### Data segment ###

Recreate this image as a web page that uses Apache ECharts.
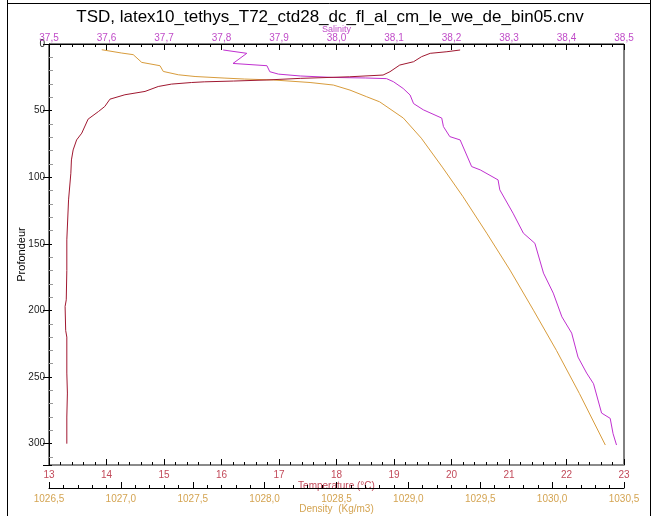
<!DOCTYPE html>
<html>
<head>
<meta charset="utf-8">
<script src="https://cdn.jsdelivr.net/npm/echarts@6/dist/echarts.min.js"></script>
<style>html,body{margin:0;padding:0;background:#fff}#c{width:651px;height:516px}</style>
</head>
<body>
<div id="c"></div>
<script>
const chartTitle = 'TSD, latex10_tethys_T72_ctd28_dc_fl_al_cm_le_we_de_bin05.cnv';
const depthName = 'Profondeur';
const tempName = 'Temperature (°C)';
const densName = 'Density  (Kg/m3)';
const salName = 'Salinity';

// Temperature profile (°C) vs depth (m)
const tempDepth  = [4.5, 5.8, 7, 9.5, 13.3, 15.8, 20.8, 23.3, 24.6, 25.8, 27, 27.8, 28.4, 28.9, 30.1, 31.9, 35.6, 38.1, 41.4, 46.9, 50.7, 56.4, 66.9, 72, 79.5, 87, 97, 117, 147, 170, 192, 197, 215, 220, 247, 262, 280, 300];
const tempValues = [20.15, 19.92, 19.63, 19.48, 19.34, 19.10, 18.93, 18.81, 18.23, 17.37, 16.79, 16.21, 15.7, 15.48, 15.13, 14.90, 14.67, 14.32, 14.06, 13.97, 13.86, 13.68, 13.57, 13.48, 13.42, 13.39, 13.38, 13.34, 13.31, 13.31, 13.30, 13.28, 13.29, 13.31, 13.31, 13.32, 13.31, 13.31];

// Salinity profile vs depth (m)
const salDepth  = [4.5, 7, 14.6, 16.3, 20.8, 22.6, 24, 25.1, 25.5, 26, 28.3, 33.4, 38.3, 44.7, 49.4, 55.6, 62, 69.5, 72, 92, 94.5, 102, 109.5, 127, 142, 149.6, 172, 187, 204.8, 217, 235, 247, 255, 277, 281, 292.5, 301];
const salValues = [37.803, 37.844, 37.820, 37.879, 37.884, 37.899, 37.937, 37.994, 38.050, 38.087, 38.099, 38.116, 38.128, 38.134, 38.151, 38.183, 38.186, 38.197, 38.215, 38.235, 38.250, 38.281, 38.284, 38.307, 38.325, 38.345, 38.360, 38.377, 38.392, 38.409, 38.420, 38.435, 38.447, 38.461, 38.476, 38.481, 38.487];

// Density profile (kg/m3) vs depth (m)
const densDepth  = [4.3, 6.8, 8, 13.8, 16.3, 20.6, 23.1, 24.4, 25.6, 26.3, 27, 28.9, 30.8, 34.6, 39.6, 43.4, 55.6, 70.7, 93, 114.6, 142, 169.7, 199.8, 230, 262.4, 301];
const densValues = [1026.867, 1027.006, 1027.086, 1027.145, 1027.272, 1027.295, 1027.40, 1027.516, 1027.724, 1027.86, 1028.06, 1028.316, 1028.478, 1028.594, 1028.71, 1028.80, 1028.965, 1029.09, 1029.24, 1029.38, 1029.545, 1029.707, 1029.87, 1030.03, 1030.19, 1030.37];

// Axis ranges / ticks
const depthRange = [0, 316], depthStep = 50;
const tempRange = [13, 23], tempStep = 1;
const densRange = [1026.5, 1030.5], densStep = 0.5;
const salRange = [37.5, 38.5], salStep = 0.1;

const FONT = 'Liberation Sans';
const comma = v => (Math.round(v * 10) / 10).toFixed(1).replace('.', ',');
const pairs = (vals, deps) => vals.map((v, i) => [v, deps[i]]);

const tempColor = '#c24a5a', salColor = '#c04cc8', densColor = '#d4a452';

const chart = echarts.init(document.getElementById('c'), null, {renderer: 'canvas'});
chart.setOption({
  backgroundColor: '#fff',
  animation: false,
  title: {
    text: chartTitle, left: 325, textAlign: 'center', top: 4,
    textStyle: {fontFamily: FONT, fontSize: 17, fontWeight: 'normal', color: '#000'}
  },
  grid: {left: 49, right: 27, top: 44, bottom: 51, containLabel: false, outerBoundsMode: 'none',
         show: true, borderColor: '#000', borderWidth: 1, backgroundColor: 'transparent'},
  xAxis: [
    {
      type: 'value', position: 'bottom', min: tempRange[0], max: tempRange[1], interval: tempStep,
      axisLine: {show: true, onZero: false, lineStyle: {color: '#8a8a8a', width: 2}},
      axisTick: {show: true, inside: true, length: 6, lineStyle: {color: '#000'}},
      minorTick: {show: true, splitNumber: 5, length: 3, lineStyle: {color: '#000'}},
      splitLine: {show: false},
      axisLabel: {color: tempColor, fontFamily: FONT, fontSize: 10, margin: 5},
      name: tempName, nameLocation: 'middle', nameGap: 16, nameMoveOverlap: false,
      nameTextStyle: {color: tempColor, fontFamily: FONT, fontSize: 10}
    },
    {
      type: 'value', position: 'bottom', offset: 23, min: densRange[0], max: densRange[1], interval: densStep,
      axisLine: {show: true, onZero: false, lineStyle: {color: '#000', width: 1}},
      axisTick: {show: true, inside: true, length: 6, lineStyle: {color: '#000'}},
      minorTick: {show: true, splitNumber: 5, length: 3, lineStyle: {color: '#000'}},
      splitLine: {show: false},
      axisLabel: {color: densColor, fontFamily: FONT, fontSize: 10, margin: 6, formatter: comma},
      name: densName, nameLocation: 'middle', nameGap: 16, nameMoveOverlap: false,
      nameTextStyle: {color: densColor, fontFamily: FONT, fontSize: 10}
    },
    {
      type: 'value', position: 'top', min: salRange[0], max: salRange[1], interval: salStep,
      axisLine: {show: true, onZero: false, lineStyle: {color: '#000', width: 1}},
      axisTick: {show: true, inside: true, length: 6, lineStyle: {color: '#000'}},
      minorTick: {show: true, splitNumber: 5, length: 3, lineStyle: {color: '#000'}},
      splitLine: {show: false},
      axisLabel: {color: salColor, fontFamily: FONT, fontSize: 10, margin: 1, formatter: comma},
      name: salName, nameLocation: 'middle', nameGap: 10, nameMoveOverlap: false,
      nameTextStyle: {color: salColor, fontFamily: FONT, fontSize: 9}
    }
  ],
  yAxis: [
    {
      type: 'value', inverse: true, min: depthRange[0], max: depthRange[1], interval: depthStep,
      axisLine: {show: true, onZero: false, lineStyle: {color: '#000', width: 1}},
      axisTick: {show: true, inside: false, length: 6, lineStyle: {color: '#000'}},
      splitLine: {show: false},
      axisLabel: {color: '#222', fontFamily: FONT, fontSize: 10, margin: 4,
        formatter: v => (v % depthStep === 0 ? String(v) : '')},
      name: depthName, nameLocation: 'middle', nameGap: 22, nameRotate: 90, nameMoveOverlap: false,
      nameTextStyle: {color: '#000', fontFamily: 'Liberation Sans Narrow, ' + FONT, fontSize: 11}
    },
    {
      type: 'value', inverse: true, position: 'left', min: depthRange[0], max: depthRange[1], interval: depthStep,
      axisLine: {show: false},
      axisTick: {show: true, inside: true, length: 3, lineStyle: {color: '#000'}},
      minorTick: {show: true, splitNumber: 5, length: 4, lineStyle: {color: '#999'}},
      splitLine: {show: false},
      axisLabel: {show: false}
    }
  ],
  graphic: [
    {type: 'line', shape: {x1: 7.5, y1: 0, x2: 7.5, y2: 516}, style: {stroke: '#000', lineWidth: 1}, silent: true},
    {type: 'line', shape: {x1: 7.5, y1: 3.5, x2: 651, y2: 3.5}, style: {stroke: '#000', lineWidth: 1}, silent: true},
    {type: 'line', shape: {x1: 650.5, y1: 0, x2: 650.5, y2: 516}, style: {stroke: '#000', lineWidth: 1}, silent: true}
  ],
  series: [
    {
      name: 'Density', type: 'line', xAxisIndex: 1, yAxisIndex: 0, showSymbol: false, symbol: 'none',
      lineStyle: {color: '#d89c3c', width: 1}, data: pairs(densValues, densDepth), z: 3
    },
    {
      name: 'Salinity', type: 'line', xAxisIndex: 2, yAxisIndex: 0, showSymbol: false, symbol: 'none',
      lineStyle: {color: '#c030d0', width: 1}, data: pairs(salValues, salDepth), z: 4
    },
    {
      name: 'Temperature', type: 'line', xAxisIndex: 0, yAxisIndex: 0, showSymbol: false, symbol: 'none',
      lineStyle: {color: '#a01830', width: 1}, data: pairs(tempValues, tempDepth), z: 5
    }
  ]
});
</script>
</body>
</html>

###

▸ **Written task**
From the first line above down to the line with "const salName = 'Salinity';", reproduce every line and no others, omitting pictures.

▸ **Solution to this exercise**
Recreate this image as a web page that uses Apache ECharts.
<!DOCTYPE html>
<html>
<head>
<meta charset="utf-8">
<script src="https://cdn.jsdelivr.net/npm/echarts@6/dist/echarts.min.js"></script>
<style>html,body{margin:0;padding:0;background:#fff}#c{width:651px;height:516px}</style>
</head>
<body>
<div id="c"></div>
<script>
const chartTitle = 'TSD, latex10_tethys_T72_ctd28_dc_fl_al_cm_le_we_de_bin05.cnv';
const depthName = 'Profondeur';
const tempName = 'Temperature (°C)';
const densName = 'Density  (Kg/m3)';
const salName = 'Salinity';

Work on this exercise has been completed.